No jurisdiction was acquired over Trimica, Inc. because it was never summoned. The appearance in court of its president Capistrano, was in the capacity of counsel for Fine Furnitures and not as representative or counsel of Trimica, Inc. Hence, such appearance cannot be construed as a voluntary submission of Trimica, Inc. to the court’s jurisdiction. (Johnlo Trading Co. v. Flores, 88 Phil, 741, 743).

The lower court, in its order admitting the amended complaint, should have ordered that the new defendant, Trimica, Inc., be summoned in order that jurisdiction could be acquired over it and so that it could answer the amended complaint and have a chance to be heard. Where the defendant had not been summoned, the court did not acquire jurisdiction over his person. The judgment against him is void. (Echevarria v. Parsons Hardware Co., 51 Phil. 980; Reyes v. Paz and Judge of First Instance, 60 Phil. 440; Cañeda v. Court of Appeals, 62 O.G. 1179, 5 SCRA 1131).

The fact that Capistrano, the president of Trimica, Inc., appeared in court as counsel for Fine Furnitures and was aware of the joinder of Trimica, Inc. as a defendant, was not a valid excuse for dispensing with the rudimentary requirements that Trimica, Inc. should be summoned, that a copy of the amended complaint should be served upon it in due course, that it should be afforded an opportunity to file an answer with defenses and that a trial should be held to determine its liability.

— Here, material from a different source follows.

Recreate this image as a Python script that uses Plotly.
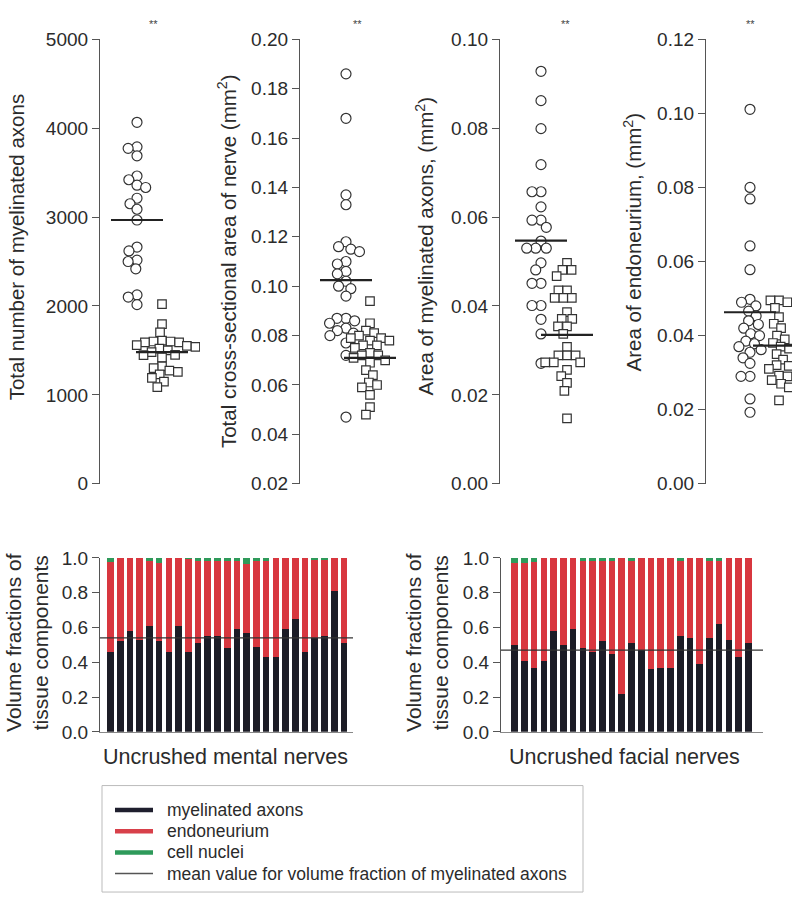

Those indispensable ingredients of due process or fundamental fairness were not expendable and could not be sacrificed on the altar of expediency on the pretext that a pragmatic approach and a speedy administration of justice demanded that technicalities should be jettisoned and that procedural shortcuts be tolerated.

Procedural requirements, which have often been disparagingly labelled as mere technicalities, have their own valid raison d’ etre in the orderly administration of justice. To summarily brush them aside may result in arbitrariness and injustice.

Trimica, Inc. invoked the rule that the parties in a case appealed from the municipal or city court to the Court of First Instance cannot in their new pleadings change the nature of the causes of action or defenses (Yu Lay v. Galmes, 40 Phil. 651). Under the peculiar facts of this case, it would not be just to apply that rule because Capistrano himself had supplied the justification for allowing Polaris to rectify its cause of action against Fine Furnitures and for impleading Trimica, Inc. which appears to be the real obligor.

WHEREFORE, the trial court’s decision dated August 3, 1968 (Annex J of the petition) is set aside. The case is remanded to the lower court with the instruction that petitioner Trimica, Inc. be duly summoned and given an opportunity to present its side of the case. No costs.

SO ORDERED.

Fernando (Chairman), Barredo, Antonio and Fernandez, JJ., concur.